If a building fell down and caused bodily harm, this is a scenario which requires CAD and VR technology in order to fully process. What was the structure’s form? What was its composition? Were there circumstances around the building that might have made it more likely to fall than an average building? All of these questions can be explored through the lens of a virtual reality so that individuals involved are able to experiment with the best representation of the scenario in a visually compelling system.
A fire has many starting points, from electrical and gas utilities to unmonitored appliances and various forms of arson. Recreating a building in a virtual environment can be an essential tool to study the location of various items and possible causes of a fire. For forensic evidence regarding arson, a 3D virtual or augmented reality environment provides a necessary walk through of the whole building in a way that many fires prevent from happening in real life.

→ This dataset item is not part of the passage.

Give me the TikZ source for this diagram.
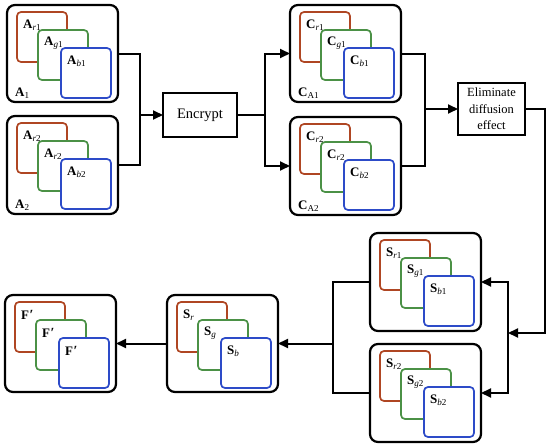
\documentclass[tikz,border=0pt]{standalone}
\usepackage{fontspec}
\setmainfont{Liberation Serif}
\usetikzlibrary{calc,arrows.meta}
\definecolor{cr}{RGB}{175,70,35}
\definecolor{cg}{RGB}{75,145,70}
\definecolor{cb}{RGB}{45,75,200}
\newcommand\labfont{\fontsize{13}{15}\selectfont}
\newcommand\sub[1]{\textsubscript{#1}}
\newcommand\fpr{\textbf{F}\kern0.5pt{\fontsize{14}{15}\selectfont\bfseries ′}}
\newcommand\rgbset[8]{%
  \node[outerbox, minimum height=#4] (#1) at (#2,#3) {};
  \node[sq, draw=cr] (#1r) at ($(#1.north west)+(10,7)$) {};
  \node[sq, draw=cg] (#1g) at ($(#1.north west)+(31,25)$) {};
  \node[sq, draw=cb] (#1b) at ($(#1.north west)+(54,43)$) {};
  \node[lab] (#1rl) at ($(#1r.north west)+(6,13)$) {#5};
  \node[lab] (#1gl) at ($(#1g.north west)+(6,13)$) {#6};
  \node[lab] (#1bl) at ($(#1b.north west)+(6,13)$) {#7};
  \if\relax\detokenize{#8}\relax\else
  \node[lab] (#1l) at ($(#1.south west)+(8,-9)$) {#8};
  \fi
}
\begin{document}
\begin{tikzpicture}[x=1pt,y=-1pt,
  outerbox/.style={draw, line width=2.2pt, rounded corners=8pt, minimum width=111pt, anchor=north west, inner sep=0pt, outer sep=0pt},
  sq/.style={line width=1.7pt, rounded corners=4pt, minimum size=50pt, anchor=north west, inner sep=0pt, outer sep=0pt, fill=white},
  lab/.style={anchor=west, inner sep=0pt, font=\labfont},
  procbox/.style={draw, line width=1.8pt, inner sep=0pt, outer sep=0pt, align=center},
  conn/.style={line width=2pt},
  arr/.style={line width=2pt, -{Triangle[length=10pt,width=9pt]}}]
\useasboundingbox (0,0) rectangle (550,447);

\rgbset{A1}{7}{5}{97pt}{\textbf{A}\sub{\textit{r}1}}{\textbf{A}\sub{\textit{g}1}}{\textbf{A}\sub{\textit{b}1}}{\textbf{A}\sub{1}}
\rgbset{A2}{7}{116}{98pt}{\textbf{A}\sub{\textit{r}2}}{\textbf{A}\sub{\textit{r}2}}{\textbf{A}\sub{\textit{b}2}}{\textbf{A}\sub{2}}
\rgbset{C1}{290}{5}{97pt}{\textbf{C}\sub{\textit{r}1}}{\textbf{C}\sub{\textit{g}1}}{\textbf{C}\sub{\textit{b}1}}{\textbf{C}\sub{A1}}
\rgbset{C2}{290}{117}{98pt}{\textbf{C}\sub{\textit{r}2}}{\textbf{C}\sub{\textit{r}2}}{\textbf{C}\sub{\textit{b}2}}{\textbf{C}\sub{A2}}
\rgbset{S1}{370}{233}{98pt}{\textbf{S}\sub{\textit{r}1}}{\textbf{S}\sub{\textit{g}1}}{\textbf{S}\sub{\textit{b}1}}{}
\rgbset{S2}{370}{344}{98pt}{\textbf{S}\sub{\textit{r}2}}{\textbf{S}\sub{\textit{g}2}}{\textbf{S}\sub{\textit{b}2}}{}
\rgbset{Sr}{167}{295}{97pt}{\textbf{S}\sub{\textit{r}}}{\textbf{S}\sub{\textit{g}}}{\textbf{S}\sub{\textit{b}}}{}
\rgbset{F}{5}{295}{97pt}{\fpr}{\fpr}{\fpr}{}

\node[procbox, minimum width=74pt, minimum height=44pt, font=\fontsize{14.5}{16}\selectfont] (enc) at (200,115) {Encrypt};
\node[procbox, minimum width=67pt, minimum height=52pt, font=\fontsize{12.5}{16.5}\selectfont] (elim) at (491.5,109) {Eliminate\\diffusion\\effect};

\path (enc.west) ++(-23,0) coordinate (j1);
\path (enc.east) ++(28,0) coordinate (j2);
\path (elim.west) ++(-33,0) coordinate (j3);
\path (elim.east) ++(20,0) coordinate (c4a);
\coordinate (c4) at (c4a |- 0,333);
\path (c4) ++(-37,0) coordinate (j4);
\path (Sr.east) ++(55,0) coordinate (j5);

\draw[conn] (A1.east) -| (j1);
\draw[conn] (A2.east) -| (j1);
\draw[arr] (j1) -- (enc.west);
\draw[conn] (enc.east) -- (j2);
\draw[arr] (j2) |- (C1.west);
\draw[arr] (j2) |- (C2.west);
\draw[conn] (C1.east) -| (j3);
\draw[conn] (C2.east) -| (j3);
\draw[arr] (j3) -- (elim.west);
\draw[arr] (elim.east) -| (c4) -- (j4);
\draw[arr] (j4) |- (S1.east);
\draw[arr] (j4) |- (S2.east);
\draw[conn] (S1.west) -| (j5);
\draw[conn] (S2.west) -| (j5);
\draw[arr] (j5) -- (Sr.east);
\draw[arr] (Sr.west) -- (F.east);
\end{tikzpicture}
\end{document}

Virtual Reality Engineering Team
The most important part of using VR is to select a high-quality engineering team to build VR scenarios for forensics. needs to include several items to be successful. Just recreating a virtual walk-through of a scene might often not be enough. Specialists will be needed who can integrate BIM services with creating a virtual or augmented 3D space. Additionally, a good engineering team will be able to create virtual spaces from blueprints or other plans as well as extrapolate a 3D environment from photography.
A good VR team will have the engineering and architecture background to create accurate building and structure reproductions as well as the experience with VR production to know how a non-structural setting should work in a virtual environment as well.
Since there are many different resources involved in a building scenario, and you do not need all of them in every forensic VR environment, select an engineering team that is skilled in multiple aspects of virtual reality yet affordable and focused on only what needs to be done.